5_Recurrence(2025), a façade designed and manufactured by Wedge as part of the programme of London Design Festival 2025_©Wedge

These investigations find architectural grounding in Wedge, the studio Zhang co-founded. Its Recurrence façade (2025) retains the irregularities produced by LiDAR scanning—glare, missing geometry, digital noise. Rather than smoothing these out, the project treats them as evidence of digital origin. It is a deliberate counterpoint to the polished expectations of contemporary façade design. More significantly, the crushing and reprinting of the quartz sand panels positions circularity not as an aspiration but as an operational method, reframing durability as the capacity for ongoing material reconfiguration.

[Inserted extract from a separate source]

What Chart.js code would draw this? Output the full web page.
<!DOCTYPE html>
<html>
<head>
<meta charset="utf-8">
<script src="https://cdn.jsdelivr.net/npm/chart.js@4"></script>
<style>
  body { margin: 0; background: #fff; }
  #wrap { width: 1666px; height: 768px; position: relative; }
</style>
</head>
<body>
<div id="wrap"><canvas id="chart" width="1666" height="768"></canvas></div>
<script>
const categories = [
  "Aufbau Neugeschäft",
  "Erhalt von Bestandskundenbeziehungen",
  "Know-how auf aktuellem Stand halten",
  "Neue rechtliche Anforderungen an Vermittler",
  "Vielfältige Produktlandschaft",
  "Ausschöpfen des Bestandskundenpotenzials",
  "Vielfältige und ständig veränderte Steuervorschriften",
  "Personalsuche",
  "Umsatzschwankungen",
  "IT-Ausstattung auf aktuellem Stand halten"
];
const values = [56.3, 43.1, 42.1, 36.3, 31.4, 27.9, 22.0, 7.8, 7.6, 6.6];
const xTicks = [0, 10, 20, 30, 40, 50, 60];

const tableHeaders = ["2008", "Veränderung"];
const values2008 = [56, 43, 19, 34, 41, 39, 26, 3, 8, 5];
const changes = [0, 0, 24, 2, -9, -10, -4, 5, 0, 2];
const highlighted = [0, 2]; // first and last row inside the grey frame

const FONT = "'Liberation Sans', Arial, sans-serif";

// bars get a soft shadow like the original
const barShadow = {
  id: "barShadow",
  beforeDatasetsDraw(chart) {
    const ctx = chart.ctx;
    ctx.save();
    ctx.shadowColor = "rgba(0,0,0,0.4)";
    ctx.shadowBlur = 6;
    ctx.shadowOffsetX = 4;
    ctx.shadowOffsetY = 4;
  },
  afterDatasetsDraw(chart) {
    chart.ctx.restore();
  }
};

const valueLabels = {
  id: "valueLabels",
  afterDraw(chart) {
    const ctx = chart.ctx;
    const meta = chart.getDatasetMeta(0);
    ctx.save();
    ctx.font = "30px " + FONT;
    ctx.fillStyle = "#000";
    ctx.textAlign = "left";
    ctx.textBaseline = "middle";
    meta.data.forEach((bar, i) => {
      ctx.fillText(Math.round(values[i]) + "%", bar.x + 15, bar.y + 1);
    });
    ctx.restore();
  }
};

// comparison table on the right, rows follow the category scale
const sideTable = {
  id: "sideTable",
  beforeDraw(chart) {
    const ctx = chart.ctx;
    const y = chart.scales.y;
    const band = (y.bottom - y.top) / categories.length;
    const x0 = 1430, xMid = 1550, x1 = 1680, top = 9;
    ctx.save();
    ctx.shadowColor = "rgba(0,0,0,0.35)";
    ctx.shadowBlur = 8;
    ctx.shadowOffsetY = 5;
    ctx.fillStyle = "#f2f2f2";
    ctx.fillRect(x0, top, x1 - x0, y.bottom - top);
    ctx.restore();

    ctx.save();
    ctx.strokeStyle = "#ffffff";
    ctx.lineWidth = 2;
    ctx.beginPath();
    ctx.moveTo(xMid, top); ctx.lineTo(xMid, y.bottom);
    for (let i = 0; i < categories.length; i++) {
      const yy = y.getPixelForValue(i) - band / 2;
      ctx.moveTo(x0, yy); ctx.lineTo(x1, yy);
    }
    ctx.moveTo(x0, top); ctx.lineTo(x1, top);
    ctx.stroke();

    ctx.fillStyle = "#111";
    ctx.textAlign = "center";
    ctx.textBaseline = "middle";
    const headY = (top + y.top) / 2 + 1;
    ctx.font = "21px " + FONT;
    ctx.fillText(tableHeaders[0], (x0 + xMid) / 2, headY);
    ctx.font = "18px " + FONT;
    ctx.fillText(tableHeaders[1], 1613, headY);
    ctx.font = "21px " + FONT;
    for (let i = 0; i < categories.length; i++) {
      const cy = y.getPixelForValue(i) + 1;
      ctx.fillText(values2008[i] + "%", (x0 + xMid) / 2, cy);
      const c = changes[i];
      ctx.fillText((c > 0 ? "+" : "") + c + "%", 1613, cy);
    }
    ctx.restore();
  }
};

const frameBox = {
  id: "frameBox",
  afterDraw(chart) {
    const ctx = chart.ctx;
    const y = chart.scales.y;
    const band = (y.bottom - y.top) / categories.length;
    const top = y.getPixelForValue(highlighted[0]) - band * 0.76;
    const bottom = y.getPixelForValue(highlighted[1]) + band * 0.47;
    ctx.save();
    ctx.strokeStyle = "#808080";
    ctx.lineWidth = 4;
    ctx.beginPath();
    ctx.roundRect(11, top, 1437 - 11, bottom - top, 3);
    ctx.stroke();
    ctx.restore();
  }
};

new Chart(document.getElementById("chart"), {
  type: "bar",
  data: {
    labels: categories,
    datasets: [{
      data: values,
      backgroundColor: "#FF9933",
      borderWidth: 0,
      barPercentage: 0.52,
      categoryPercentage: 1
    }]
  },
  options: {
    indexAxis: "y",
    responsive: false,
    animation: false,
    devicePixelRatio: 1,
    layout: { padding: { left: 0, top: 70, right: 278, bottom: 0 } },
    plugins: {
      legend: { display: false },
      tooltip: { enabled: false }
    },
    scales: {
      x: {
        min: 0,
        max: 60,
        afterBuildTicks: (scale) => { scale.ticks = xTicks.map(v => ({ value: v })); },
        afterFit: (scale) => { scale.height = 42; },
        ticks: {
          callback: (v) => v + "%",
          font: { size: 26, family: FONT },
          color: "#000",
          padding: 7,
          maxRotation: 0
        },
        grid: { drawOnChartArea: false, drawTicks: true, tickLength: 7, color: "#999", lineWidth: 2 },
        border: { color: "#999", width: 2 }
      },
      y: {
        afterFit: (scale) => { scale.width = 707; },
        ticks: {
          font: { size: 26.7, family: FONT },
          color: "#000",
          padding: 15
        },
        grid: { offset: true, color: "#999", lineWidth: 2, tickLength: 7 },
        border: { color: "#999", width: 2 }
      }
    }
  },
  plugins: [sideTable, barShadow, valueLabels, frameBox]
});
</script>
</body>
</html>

6_Lumetron(2024), a device of translating the sensing of magnetic variations into movement of light._©1e-43
7_Escritioir(2024), toolpath programming for robotic incremental sheet forming._©1e-43
8_Escritioir(2024), 2mm zinc, imprints made by a KUKA KR-60 machine with a brass end effector_©1e-43

Projects such as Lumetron (2024) and Escritioir (2023) continue this line of inquiry by treating fabrication as inscription. Here, fluctuations in light, magnetism and motion are transcribed into texture both physically and digitally. These works intervene in the assumption that making is neutral. Each mark produced by the machine becomes a document of temporal conditions. In this sense, Zhang’s practice intersects with current discussions around digital craft while pushing them toward a more explicit engagement with temporality.

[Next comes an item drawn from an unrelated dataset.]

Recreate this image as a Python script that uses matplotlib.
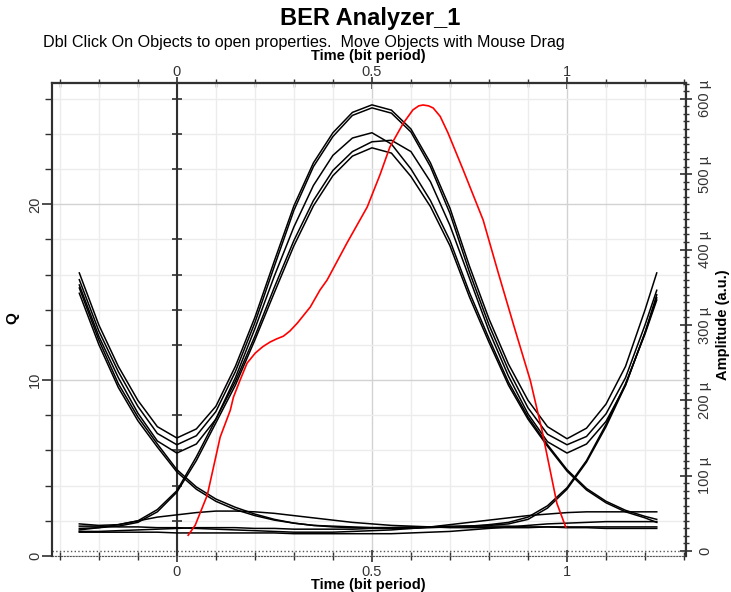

9_A thermal image portrait of Lei_©1e-43

Taken together, the work of 1e-43 and Wedge forms a design practice embedded with a rigorous research ecosystem. Its distinctiveness lies in a refusal to treat architecture as separate from time. Zhang does not attempt to arrest instability of system or matter; he uses it. In a moment characterised by computational acceleration and environmental volatility, this shift away from permanence toward continuity reads not as provocation but as an increasingly necessary recalibration. His contribution is to make visible the forces architecture typically conceals, and in doing so, to suggest an alternative trajectory for the discipline—one in which buildings act less as fixed artefacts and more as experiences attuned to duration.